Five-Year Plans or Piatiletkas (пятилетка) were a series of nation-wide centralized exercises in rapid economic development in the Soviet Union. Fulfilling the plan became the watchword of Soviet bureaucracy. (See Overview of the Soviet economic planning process)
Several five-year plans did not take up the full period of time assigned to them (some were successfully completed earlier than expected, while others failed and were abandoned). The initial five-year plans were created to serve in the rapid industrialization of the Soviet Union, and thus placed a major focus on heavy industry. Altogether, there were 13 five-year plans. The first one was accepted in 1928, for the five year period from 1929 to 1933, and completed one year early. The last, thirteenth Five-Year Plan was for the period from 1991 to 1995 and was not completed, as the Soviet Union was dissolved in 1991.

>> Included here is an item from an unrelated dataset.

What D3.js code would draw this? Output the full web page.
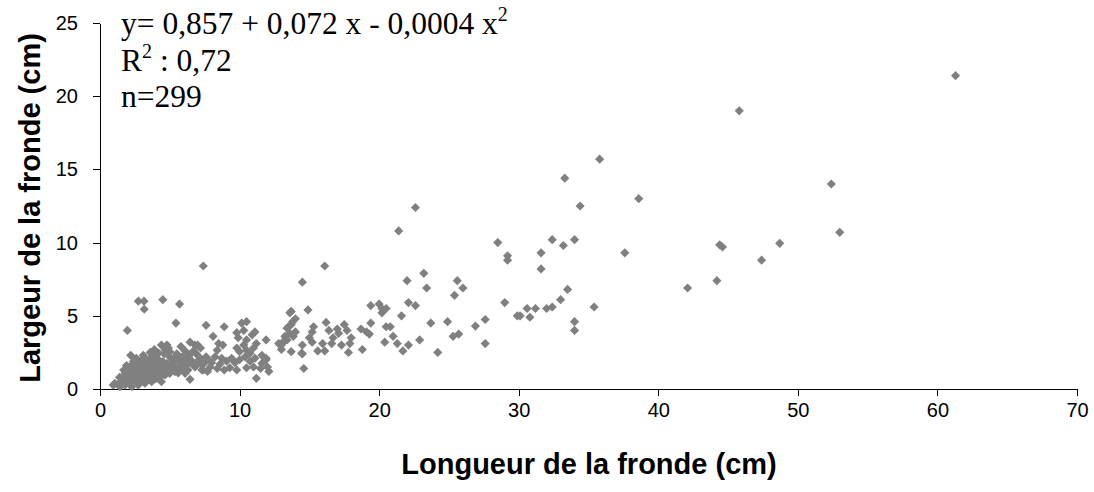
<!DOCTYPE html>
<html>
<head>
<meta charset="utf-8">
<script src="https://cdn.jsdelivr.net/npm/d3@7"></script>
<style>
  html, body { margin: 0; padding: 0; background: #fff; }
  svg { display: block; }
</style>
</head>
<body>
<svg id="chart" width="1094" height="492"></svg>
<script>
// Frond length (cm) and frond width (cm), aligned point by point
const frondLength = [
  61.3,45.8,52.4,53.0,35.8,33.3,34.4,38.6,32.4,33.2,34.0,31.6,31.6,37.6,44.4,44.6,48.7,47.4,44.2,42.1,33.5,33.0,32.4,32.0,31.2,30.6,30.8,30.1,35.4,34.0,34.0,
  22.6,21.4,16.1,14.5,28.5,29.2,29.2,23.2,22.0,23.4,25.6,26.0,25.4,29.0,22.1,22.6,21.6,23.7,24.9,26.9,27.6,27.6,25.3,25.7,24.2,22.9,22.1,21.7,21.3,21.0,20.4,20.5,20.8,
  19.4,20.0,20.2,20.5,20.2,19.4,18.7,19.1,19.3,18.8,17.8,17.9,18.0,17.5,17.7,17.3,17.0,17.1,16.7,16.4,16.6,16.2,15.95,16.1,15.6,15.3,15.2,15.0,15.2,14.9,14.5,14.5,14.6,13.7,13.7,13.5,13.8,13.6,14.0,13.3,13.0,13.85,14.0,13.7,13.25,13.1,12.8,14.45,29.9,
  7.4,13.4,13.6,13.4,13.0,12.1,11.2,11.9,11.6,11.9,7.6,8.9,9.8,10.15,10.5,10.3,9.9,10.5,10.9,11.1,9.8,10.3,10.5,11.0,8.1,8.5,8.4,6.45,6.8,7.2,11.2,8.8,7.0,10.0,10.75,12.0,6.45,
  7.76,8.24,8.72,9.07,9.43,9.67,10.0,10.4,10.75,11.1,11.6,11.9,8.4,8.9,9.3,9.8,10.5,11.0,11.5,7.9,6.9,7.2,7.5,6.9,7.3,7.7,6.6,
  1.96,2.75,3.15,3.17,4.5,5.7,5.44,4.8,4.66,5.0,3.94,3.58,4.2,3.8,4.5,4.8,5.1,5.6,5.85,6.2,6.8,7.3,7.4,2.4,2.27,2.74,3.1,3.2,3.46,
  2.03,1.79,2.15,2.5,2.87,3.22,3.7,4.06,4.42,4.66,5.0,5.37,5.73,6.1,1.07,1.43,1.79,2.27,2.74,3.22,3.7,4.4,1.6,2.0,2.4,3.0,2.6,4.0,4.6,4.9,0.95,
  1.5,1.8,2.1,2.3,2.6,2.9,3.1,3.3,3.5,3.6,3.9,4.1,4.3,4.5,4.7,4.9,5.2,5.4,5.6,5.8,6.0,6.3,6.5,2.2,2.5,2.8,3.0,3.4,3.7,4.0,4.3,4.6,3.3,3.6,3.9,4.2,4.4,3.1,2.9,2.6,2.2,1.9,1.7,1.4,1.3,5.0,5.3,5.5,5.9,6.1,6.4,6.7,5.2,4.0,3.5,2.8,5.8,6.2,7.0,7.6,8.0,8.6
];
const frondWidth = [
  21.4,19.0,14.0,10.7,15.7,14.4,12.5,13.0,10.2,9.8,10.2,9.3,8.2,9.3,9.85,9.7,9.95,8.8,7.4,6.9,6.8,6.1,5.6,5.5,5.5,5.5,4.9,5.0,5.6,4.6,4.0,
  12.4,10.8,8.4,7.3,10.0,9.1,8.8,7.9,7.4,6.9,7.4,6.9,6.4,5.9,5.9,5.7,5.0,4.5,4.6,4.3,4.75,3.1,3.6,3.75,2.5,3.35,3.0,2.6,3.1,3.6,3.2,4.25,4.25,
  5.7,5.8,5.5,5.5,5.2,4.5,4.1,3.9,3.75,2.7,2.5,3.1,3.5,4.4,4.0,3.0,4.1,3.8,3.5,4.0,3.1,4.55,3.1,2.6,2.6,4.25,3.9,3.5,3.2,5.4,3.0,2.4,1.4,5.3,2.55,4.25,4.6,3.8,3.9,3.35,3.0,3.6,4.8,4.4,3.6,3.2,3.1,2.45,5.0,
  8.4,4.15,5.2,3.35,2.7,1.2,0.73,2.1,1.75,3.35,4.35,4.25,3.85,4.5,4.6,4.0,3.5,3.35,3.7,3.9,2.8,3.0,2.65,2.8,3.6,3.1,2.65,3.2,3.0,2.8,3.1,3.0,3.0,2.55,2.45,1.5,0.66,
  2.0,2.2,2.1,1.9,2.1,1.8,2.0,2.2,1.9,2.1,2.3,2.0,1.4,1.3,1.45,1.3,1.45,1.5,1.4,1.5,2.4,2.1,1.8,1.6,1.3,1.2,1.9,
  4.0,6.0,6.0,5.45,6.1,5.8,4.5,3.0,2.66,2.55,2.3,2.1,2.0,1.75,1.87,1.75,1.75,1.98,1.75,1.64,1.5,1.64,1.3,1.87,1.64,1.5,1.75,1.4,1.3,
  1.3,1.07,0.96,1.07,0.96,0.84,0.96,0.84,1.07,0.96,1.07,1.18,1.3,1.07,0.39,0.16,0.27,0.16,0.27,0.39,0.5,0.5,0.7,0.7,0.6,0.7,0.85,0.7,2.4,2.8,0.27,
  0.5,0.55,0.45,0.9,0.55,0.45,1.1,0.6,1.15,0.75,1.2,1.3,0.8,1.4,1.25,1.5,1.35,1.55,1.1,1.45,1.6,1.3,1.8,1.2,1.4,1.2,1.55,1.6,1.45,1.6,1.7,1.55,2.0,2.5,2.7,2.45,3.0,2.3,1.9,2.1,2.3,1.6,1.3,0.8,0.3,2.2,2.1,2.4,2.2,2.6,2.3,2.6,1.9,2.1,1.9,1.65,2.9,2.0,1.9,2.2,1.8,1.7
];
const xTicks = [0, 10, 20, 30, 40, 50, 60, 70];
const yTicks = [0, 5, 10, 15, 20, 25];
const xTitle = "Longueur de la fronde (cm)";
const yTitle = "Largeur de la fronde (cm)";
const eqLine1 = "y= 0,857 + 0,072 x - 0,0004 x";
const eqLine2a = "R";
const eqLine2b = " : 0,72";
const eqLine3 = "n=299";

const svg = d3.select("#chart");
const x = d3.scaleLinear().domain([0, 70]).range([100, 1077]);
const y = d3.scaleLinear().domain([0, 25]).range([389, 23]);

const sans = "'Liberation Sans', Arial, sans-serif";
const serif = "'Liberation Serif', 'Times New Roman', serif";

// Y axis
const yAxis = svg.append("g")
  .attr("transform", `translate(${x(0)},0)`)
  .call(d3.axisLeft(y).tickValues(yTicks).tickSize(7).tickSizeOuter(0).tickPadding(15).tickFormat(d3.format("d")));
// X axis
const xAxis = svg.append("g")
  .attr("transform", `translate(0,${y(0)})`)
  .call(d3.axisBottom(x).tickValues(xTicks).tickSize(7).tickSizeOuter(0).tickPadding(7).tickFormat(d3.format("d")));

[xAxis, yAxis].forEach(g => {
  g.selectAll("path.domain").attr("stroke", "#000").attr("stroke-width", 1).attr("shape-rendering", "crispEdges");
  g.selectAll(".tick line").attr("stroke", "#000").attr("shape-rendering", "crispEdges");
  g.selectAll(".tick text").attr("fill", "#000").style("font-family", sans).style("font-size", "20px");
});

// Points
const pts = d3.range(Math.min(frondLength.length, frondWidth.length)).map(i => [frondLength[i], frondWidth[i]]);
const diamond = d3.symbol().type(d3.symbolSquare).size(42);
svg.append("g").selectAll("path")
  .data(pts)
  .join("path")
  .attr("d", diamond)
  .attr("transform", d => `translate(${x(d[0])},${y(d[1])}) rotate(45)`)
  .attr("fill", "#808080");

// Axis titles
svg.append("text")
  .attr("x", 589).attr("y", 474)
  .attr("text-anchor", "middle")
  .style("font-family", sans).style("font-weight", "bold").style("font-size", "29px")
  .text(xTitle);

svg.append("text")
  .attr("transform", "translate(40,208) rotate(-90)")
  .attr("text-anchor", "middle")
  .style("font-family", sans).style("font-weight", "bold").style("font-size", "29px")
  .text(yTitle);

// Equation annotation
const eq = svg.append("g").style("font-family", serif).style("font-size", "31.5px").attr("fill", "#000");
const t1 = eq.append("text").attr("x", 121).attr("y", 34);
t1.append("tspan").text(eqLine1);
t1.append("tspan").attr("dy", -13).style("font-size", "20px").text("2");
const t2 = eq.append("text").attr("x", 121).attr("y", 71);
t2.append("tspan").text(eqLine2a);
t2.append("tspan").attr("dy", -13).style("font-size", "20px").text("2");
t2.append("tspan").attr("dy", 13).text(eqLine2b);
eq.append("text").attr("x", 121).attr("y", 107).text(eqLine3);
</script>
</body>
</html>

Other developing countries have emulated the concept of central planning, setting integrated goals for a finite period of time: thus we may find "Seven-year Plans" and "Twelve-Year Plans".
The People's Republic of China has also used Five-Year Plans, and still nominally does so, though their relevance to the rapidly-developing parts of China where Socialism with Chinese characteristics (to all intents and purposes, market capitalism) has taken off are doubtful.
Jawaharlal Nehru, impressed with the Soviet Union's industrial progress, implemented similar principles in India. India has an extensive network setup to formulate 5-year plans under the supervision of the Planning Commission. India is currently in its 10th 5-year plan(2002-2007) or Panch-Varsh Pranalika.
France, under dirigiste policies, had indicative 5-year plans, while it had a predominantly capitalist economy.